I. General Information
School Name: Lakewood Elementary
School District: SD#62 Sooke
Inquiry Team Members: Kerry Arnot: firstname.lastname@example.org
Lisa Stuart: email@example.com
Chelsea Marle: firstname.lastname@example.org
Tiffany Adams: email@example.com
Inquiry Team Contact Email: firstname.lastname@example.org
II. Inquiry Project Information
Grade Levels Addressed Through Inquiry: Intermediate (4-7)
Curricular Areas Addressed: Applied Design, skills & Technology, Arts Education, Language Arts – Literacy, Language Arts – Oral Language, Language Arts – Reading, Language Arts – Writing, Mathematics / Numeracy, Physical & Health Education, Science, Social Studies
Focus Addressed: Indigenous understandings (for example, Traditional Knowledge, oral history, reconciliation), Community-based learning, Core competencies (for example, critical thinking, communication, problem solving), Differentiated instruction, Experiential learning, First Peoples Principles of Learning, Flexible learning, Growth mindset, Inclusion and inclusive instructional strategies, Indigenous pedagogy, Inquiry-based learning, Land, Nature or Place-based learning, Self-regulation, Social and emotional learning, Transitions
In one sentence, what was your focus for the year? We investigated the gaps that could be filled in order for teachers to increase time spent on land-based, experiential learning activities for their students.

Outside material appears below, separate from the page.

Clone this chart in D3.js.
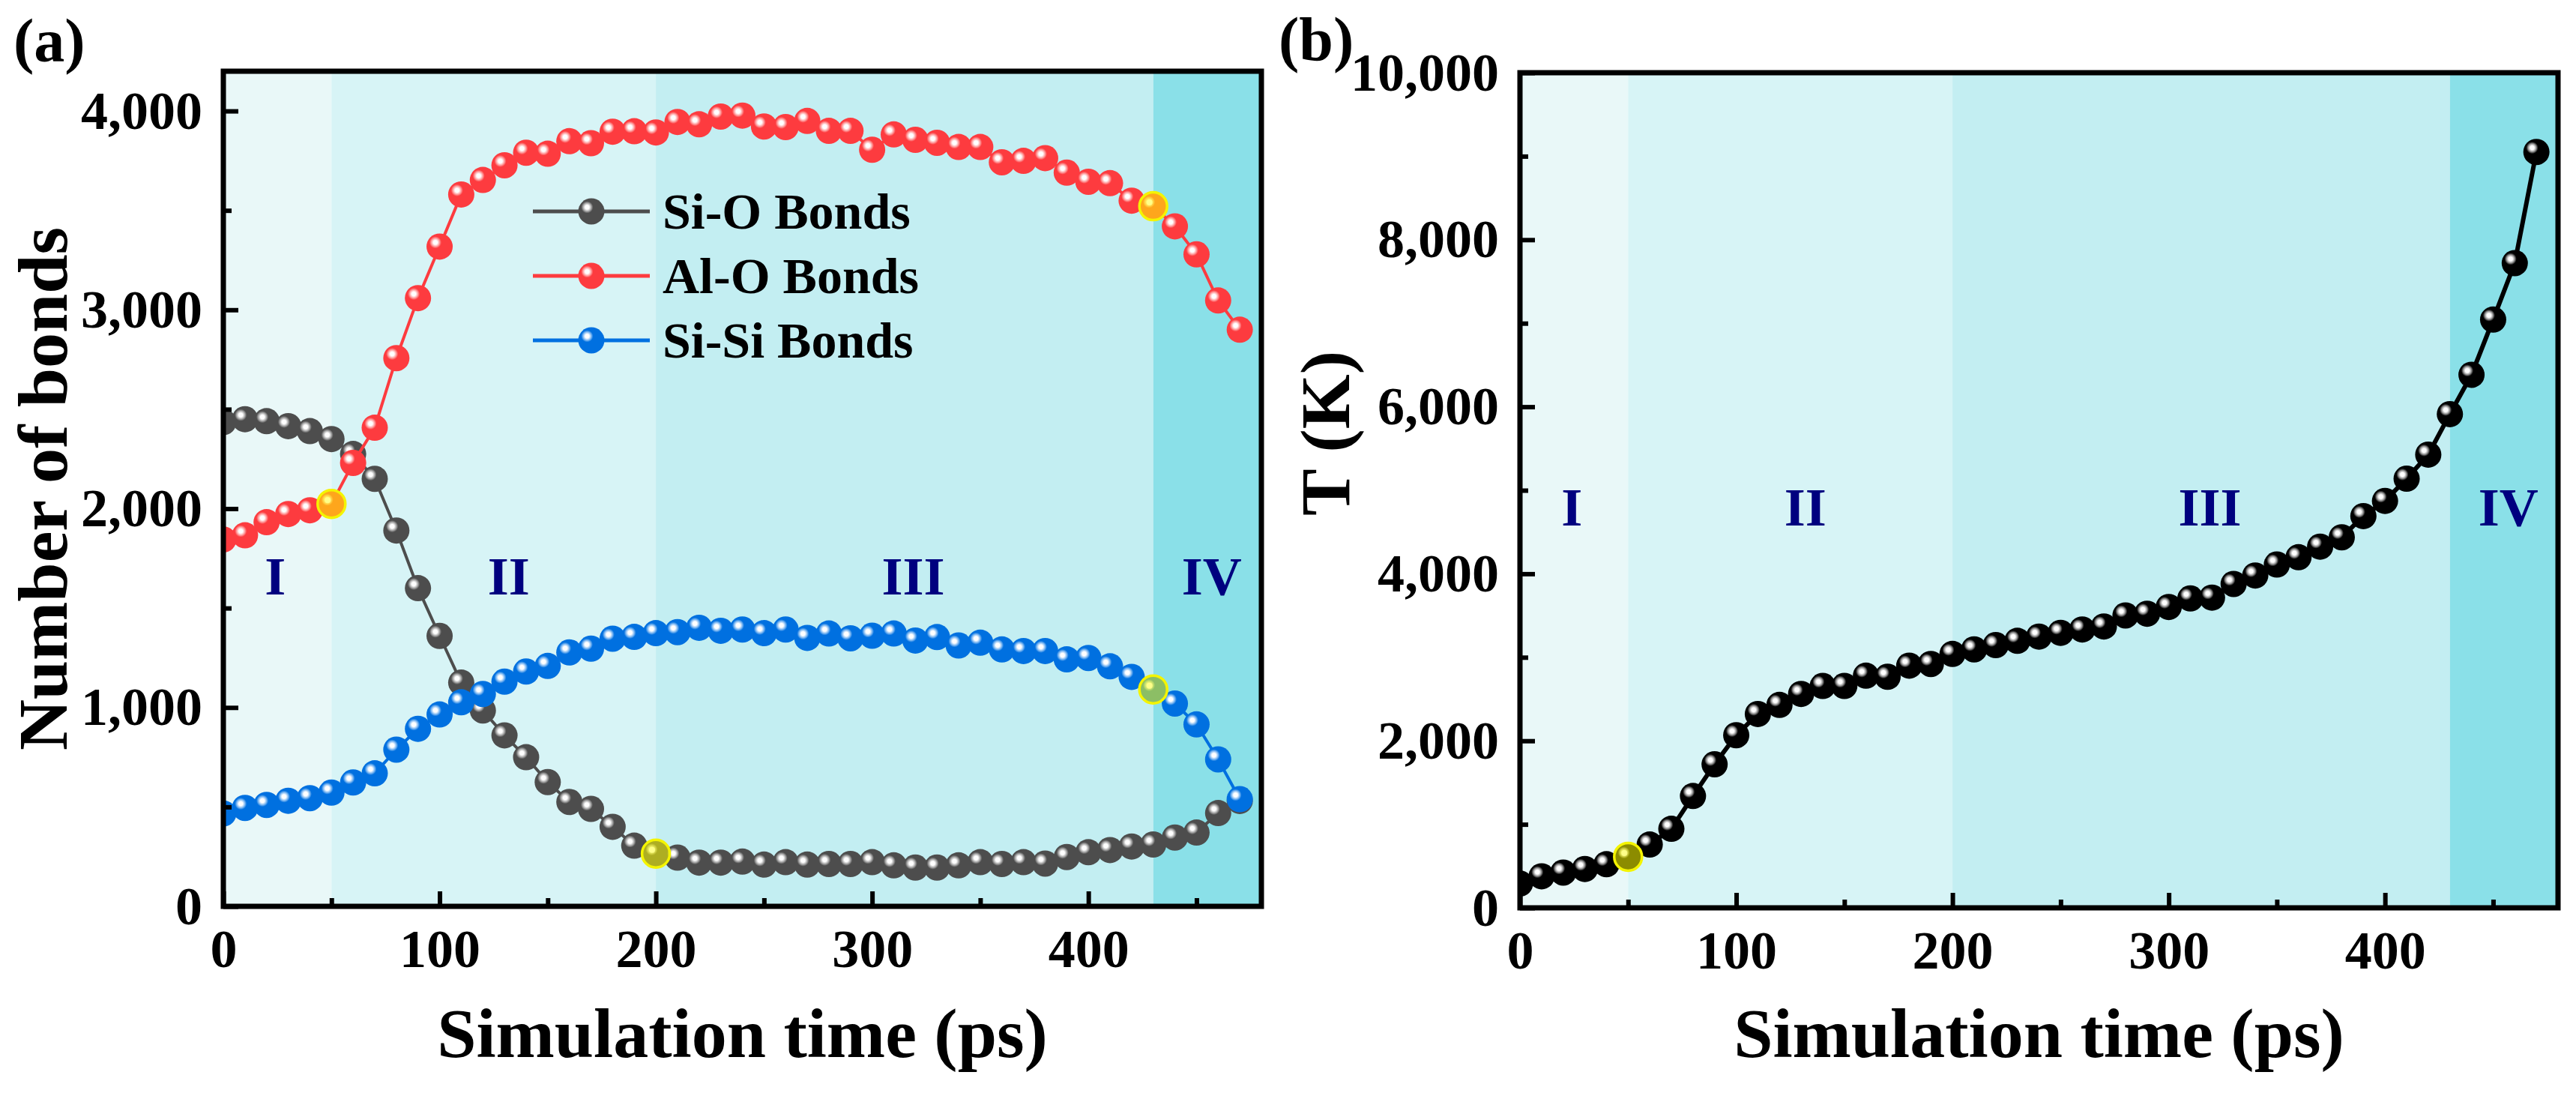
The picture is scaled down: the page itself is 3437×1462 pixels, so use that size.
<!DOCTYPE html>
<html>
<head>
<meta charset="utf-8">
<script src="https://cdn.jsdelivr.net/npm/d3@7"></script>
<style>
body { margin: 0; background: #fff; }
text { font-family: "Liberation Serif", "Times New Roman", serif; font-weight: bold; }
</style>
</head>
<body>
<script>
// data, one point every 10 ps
const timePs = [0, 10, 20, 30, 40, 50, 60, 70, 80, 90, 100, 110, 120, 130, 140, 150,
  160, 170, 180, 190, 200, 210, 220, 230, 240, 250, 260, 270, 280, 290, 300, 310,
  320, 330, 340, 350, 360, 370, 380, 390, 400, 410, 420, 430, 440, 450, 460, 470];

const siOBonds = [2435, 2450, 2440, 2415, 2390, 2350, 2275, 2150, 1890, 1600, 1360, 1125,
  985, 860, 750, 625, 525, 490, 400, 305, 265, 245, 220, 220, 225, 210, 222, 210,
  213, 213, 222, 206, 195, 195, 206, 222, 213, 222, 215, 248, 272, 283, 301, 311,
  346, 371, 469, 530];

const alOBonds = [1845, 1866, 1932, 1973, 1992, 2024, 2230, 2407, 2757, 3059, 3318, 3580,
  3653, 3727, 3790, 3785, 3848, 3838, 3896, 3898, 3892, 3945, 3933, 3972, 3977, 3922,
  3919, 3950, 3900, 3900, 3805, 3882, 3855, 3840, 3819, 3819, 3742, 3749, 3763, 3690,
  3644, 3637, 3549, 3521, 3420, 3279, 3047, 2900];

const siSiBonds = [467, 495, 510, 531, 544, 572, 623, 669, 788, 893, 965, 1026, 1068, 1130,
  1181, 1209, 1277, 1296, 1346, 1355, 1374, 1379, 1401, 1386, 1392, 1374, 1392, 1350,
  1372, 1348, 1361, 1372, 1337, 1354, 1312, 1326, 1292, 1284, 1284, 1242, 1249, 1207,
  1154, 1091, 1020, 915, 739, 539];

const temperatureK = [291, 378, 422, 465, 522, 611, 758, 946, 1339, 1719, 2067, 2321, 2430,
  2561, 2657, 2657, 2780, 2767, 2900, 2920, 3040, 3095, 3146, 3197, 3248, 3293, 3333,
  3369, 3501, 3522, 3603, 3705, 3715, 3878, 3980, 4111, 4198, 4325, 4437, 4691, 4873,
  5139, 5427, 5912, 6383, 7044, 7720, 9051];

// the four stages of the run
const stageBreaks = [0, 50, 200, 430, 480];
const stageNames = ["I", "II", "III", "IV"];
const stageLabelX = [24, 132, 319, 457];
const stageColors = ["#e9f8f8", "#d7f4f6", "#c3eef2", "#8ae0e8"];

// legend names
const bondNames = ["Si-O Bonds", "Al-O Bonds", "Si-Si Bonds"];

// tick values
const xTicks = [0, 100, 200, 300, 400];
const xMinorTicks = [50, 150, 250, 350, 450];
const bondTicks = [0, 1000, 2000, 3000, 4000];
const bondMinorTicks = [500, 1500, 2500, 3500];
const tempTicks = [0, 2000, 4000, 6000, 8000, 10000];
const tempMinorTicks = [1000, 3000, 5000, 7000, 9000];

// points circled in yellow
const bondMarkTime = [50, 200, 430, 430];
const bondMarkSeries = ["Al-O Bonds", "Si-O Bonds", "Al-O Bonds", "Si-Si Bonds"];
const tempMarkTime = [50];

const width = 3437;
const height = 1462;

let svg = d3.select("body").append("svg")
  .attr("width", width)
  .attr("height", height);

svg.append("rect")
  .attr("width", width)
  .attr("height", height)
  .attr("fill", "white");

let defs = svg.append("defs");

// shaded ball look of the markers
function ballGradient(id, light, base) {
  let g = defs.append("radialGradient")
    .attr("id", id)
    .attr("cx", "34%").attr("cy", "34%")
    .attr("fx", "34%").attr("fy", "34%")
    .attr("r", "50%");
  g.append("stop").attr("offset", "0%").attr("stop-color", "#ffffff");
  g.append("stop").attr("offset", "15%").attr("stop-color", "#ffffff");
  g.append("stop").attr("offset", "30%").attr("stop-color", light);
  g.append("stop").attr("offset", "46%").attr("stop-color", base);
  g.append("stop").attr("offset", "100%").attr("stop-color", base);
}
ballGradient("ballGray", "#b0b0b0", "#4d4d4d");
ballGradient("ballRed", "#ffa8a8", "#fd3b3f");
ballGradient("ballBlue", "#8cc0f4", "#0070e0");
ballGradient("ballBlack", "#9a9a9a", "#000000");

const markerR = 17.5;

function drawPanel(p) {
  let g = svg.append("g");

  let x = d3.scaleLinear().domain([0, 480]).range([p.left, p.right]);
  let y = d3.scaleLinear().domain([0, p.yMax]).range([p.bottom, p.top]);

  defs.append("clipPath").attr("id", "clip" + p.id)
    .append("rect")
    .attr("x", p.left).attr("y", p.top)
    .attr("width", p.right - p.left).attr("height", p.bottom - p.top);

  // stage backgrounds
  g.selectAll(".stage")
    .data(stageColors)
    .join("rect")
    .attr("class", "stage")
    .attr("x", (d, i) => x(stageBreaks[i]))
    .attr("width", (d, i) => x(stageBreaks[i + 1]) - x(stageBreaks[i]))
    .attr("y", p.top)
    .attr("height", p.bottom - p.top)
    .attr("fill", d => d);

  // stage labels
  g.selectAll(".stageLabel")
    .data(stageNames)
    .join("text")
    .attr("class", "stageLabel")
    .attr("x", (d, i) => x(stageLabelX[i]))
    .attr("y", y(p.stageLabelY))
    .attr("text-anchor", "middle")
    .attr("font-size", 72)
    .attr("fill", "#00007f")
    .text(d => d);

  let plot = g.append("g").attr("clip-path", "url(#clip" + p.id + ")");

  // lines then balls, series by series
  p.series.forEach(s => {
    let line = d3.line()
      .x((d, i) => x(timePs[i]))
      .y(d => y(d));
    plot.append("path")
      .datum(s.values)
      .attr("d", line)
      .attr("fill", "none")
      .attr("stroke", s.color)
      .attr("stroke-width", s.lineWidth);
    plot.selectAll(null)
      .data(s.values)
      .join("circle")
      .attr("cx", (d, i) => x(timePs[i]))
      .attr("cy", d => y(d))
      .attr("r", markerR)
      .attr("fill", "url(#" + s.ball + ")");
  });

  // yellow see-through rings on the stage change points
  p.marks.forEach(m => {
    let s = p.series.find(d => d.name === m.series);
    let v = s.values[timePs.indexOf(m.t)];
    plot.append("circle")
      .attr("cx", x(m.t))
      .attr("cy", y(v))
      .attr("r", markerR + 1)
      .attr("fill", "#ffff00")
      .attr("fill-opacity", 0.55)
      .attr("stroke", "#f4f400")
      .attr("stroke-width", 3.5);
    plot.append("circle")
      .attr("cx", x(m.t) - 5)
      .attr("cy", y(v) - 5)
      .attr("r", 4)
      .attr("fill", "#ffff90")
      .attr("opacity", 0.8);
  });

  // frame
  g.append("rect")
    .attr("x", p.left).attr("y", p.top)
    .attr("width", p.right - p.left).attr("height", p.bottom - p.top)
    .attr("fill", "none")
    .attr("stroke", "black")
    .attr("stroke-width", 7);

  // x axis, ticks pointing in
  let xAxis = g.append("g")
    .attr("transform", "translate(0," + p.bottom + ")")
    .call(d3.axisBottom(x).tickValues(xTicks).tickSizeInner(-20).tickSizeOuter(0)
      .tickPadding(30).tickFormat(d3.format("d")));
  g.append("g")
    .attr("transform", "translate(0," + p.bottom + ")")
    .call(d3.axisBottom(x).tickValues(xMinorTicks).tickSizeInner(-11).tickSizeOuter(0)
      .tickFormat(""));

  let yAxis = g.append("g")
    .attr("transform", "translate(" + p.left + ",0)")
    .call(d3.axisLeft(y).tickValues(p.yTicks).tickSizeInner(-20).tickSizeOuter(0)
      .tickPadding(28).tickFormat(d3.format(",")));
  g.append("g")
    .attr("transform", "translate(" + p.left + ",0)")
    .call(d3.axisLeft(y).tickValues(p.yMinorTicks).tickSizeInner(-11).tickSizeOuter(0)
      .tickFormat(""));

  g.selectAll(".domain").remove();
  g.selectAll(".tick line").attr("stroke", "black").attr("stroke-width", 6);
  g.selectAll(".tick text")
    .attr("font-size", 72)
    .attr("font-family", "Liberation Serif")
    .attr("font-weight", "bold")
    .attr("fill", "black");

  // axis titles
  g.append("text")
    .attr("x", (p.left + p.right) / 2)
    .attr("y", 1410)
    .attr("text-anchor", "middle")
    .attr("font-size", 94)
    .text("Simulation time (ps)");

  g.append("text")
    .attr("transform", "translate(" + p.yTitleX + "," + p.yTitleY + ") rotate(-90)")
    .attr("text-anchor", "middle")
    .attr("font-size", 94)
    .text(p.yTitle);

  g.append("text")
    .attr("x", p.tagX)
    .attr("y", p.tagY)
    .attr("font-size", 82)
    .text(p.tag);

  return { x: x, y: y };
}

// panel (a): bonds
let seriesA = [
  { name: bondNames[0], values: siOBonds, color: "#4d4d4d", ball: "ballGray", lineWidth: 4 },
  { name: bondNames[1], values: alOBonds, color: "#fd3b3f", ball: "ballRed", lineWidth: 4 },
  { name: bondNames[2], values: siSiBonds, color: "#0070e0", ball: "ballBlue", lineWidth: 4 }
];

drawPanel({
  id: "a", left: 298, right: 1683, top: 95, bottom: 1209,
  yMax: 4200, yTicks: bondTicks, yMinorTicks: bondMinorTicks,
  stageLabelY: 1570,
  series: seriesA,
  marks: bondMarkTime.map((t, i) => ({ t: t, series: bondMarkSeries[i] })),
  yTitle: "Number of bonds", yTitleX: 89, yTitleY: 652,
  tag: "(a)", tagX: 18, tagY: 82
});

// legend of panel (a)
let legend = svg.append("g").attr("transform", "translate(711,282)");
seriesA.forEach((s, i) => {
  let row = legend.append("g").attr("transform", "translate(0," + i * 86 + ")");
  row.append("line")
    .attr("x1", 0).attr("x2", 156)
    .attr("stroke", s.color)
    .attr("stroke-width", 5);
  row.append("circle")
    .attr("cx", 78).attr("cy", 0)
    .attr("r", markerR)
    .attr("fill", "url(#" + s.ball + ")");
  row.append("text")
    .attr("x", 173).attr("y", 23)
    .attr("font-size", 68)
    .text(s.name);
});

// panel (b): temperature
drawPanel({
  id: "b", left: 2028, right: 3413, top: 97, bottom: 1211,
  yMax: 10000, yTicks: tempTicks, yMinorTicks: tempMinorTicks,
  stageLabelY: 4580,
  series: [{ name: "T", values: temperatureK, color: "#000000", ball: "ballBlack", lineWidth: 6 }],
  marks: tempMarkTime.map(t => ({ t: t, series: "T" })),
  yTitle: "T (K)", yTitleX: 1800, yTitleY: 578,
  tag: "(b)", tagX: 1706, tagY: 80
});
</script>
</body>
</html>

III. Spirals of Inquiry Details
Scanning: We paid attention to which teachers were taking the students outdoors to learn and which ones were hesitant. We listened to general comments made by teachers during meetings, etc., as to why or why not they were moving to experiential learning. We observed what teachers’ general knowledge of place was mainly in relation to flora, fauna and local Indigenous communities. We kept the following FPPOL’s in mind as we observed teacher’s comfort levels with taking kids outdoors and with their knowledge of place:
• Learning is holistic, reflexive, reflective, experiential, and relational (focused on connectedness, on reciprocal relationships, and a sense of place).
• Learning involves generational roles and responsibilities.
• Learning recognizes the role of Indigenous knowledge.
• Learning involves patience and time.
We referred to the OECD’s while exploring our observations. It was particularly important to us to consider individual differences, the role of emotions in learning and student-centered learning during the scanning phase.
Focus: We have decided to focus on providing teachers with a resource to support them in either starting to use place-based, experiential learning (PBEL) as part of their teaching program or expanding their use of it if it is something they are already doing. We feel that PBEL is a powerful way to connect students to place, create compassionate and engaged learners, and provide an inclusive learning environment/style for all students. Our hope is to empower teachers to try, or to develop, their PBEL programs, while incorporating Indigenous knowledge authentically. The benefits will be passed directly on to students.
Hunch: It is our hunch that teachers are not feeling prepared to take on PBEL. Although there are many, many great resources available to guide teachers to take the learning outdoors and to incorporate the FPPOLs and Indigenous content, the time it takes to find these resources can be daunting and it takes time and energy that teachers may not have. Additional barriers might be that administrators may have reservations about teachers taking students off site, so teachers don’t feel supported; or there are few resources/materials/activities readily available for teachers to use outdoors; or additional adults to help supervise may not be available.
New Professional Learning: One of our team members did some professional development on Personal Inquiry provided by Kath Murdoch and NOIIE which was truly informative and practical. Another team member was inspired by all that she learned at the NOIIE symposium. All our team members have incorporated the First Peoples’ Principles of Learning into our teaching practices for several years now. Along the way, we have amassed many resources and contacts. As part of professional learning this year, we have been reviewing these resources to find ones that best fit our plans to create professional learning opportunities for our colleagues. This will be ongoing.
Taking Action: Taking action will be our main focus in the 2022-2023 school year. We will need to finish gathering data from our colleagues and students via “The Four Questions” and some further scanning. Next steps will include choosing a format for our professional learning resource and selecting the topics we want to cover. We have brainstormed a good list of possible formats and topics, so the task will be to select a format that we are all comfortable with and to whittle down the list of topics so that it is manageable for us and impactful for our intended audience. Once we have decided on a format, we can hopefully connect with local experts to assist and guide us, which is quite exciting.
Checking: Not yet at this stage.
Reflections/Advice: Our inquiry is ongoing at this point, but so far we have learned that an authentic and easy to use resource or professional development series may help fill the gaps and remove barriers that are preventing teachers from taking part in PBEL.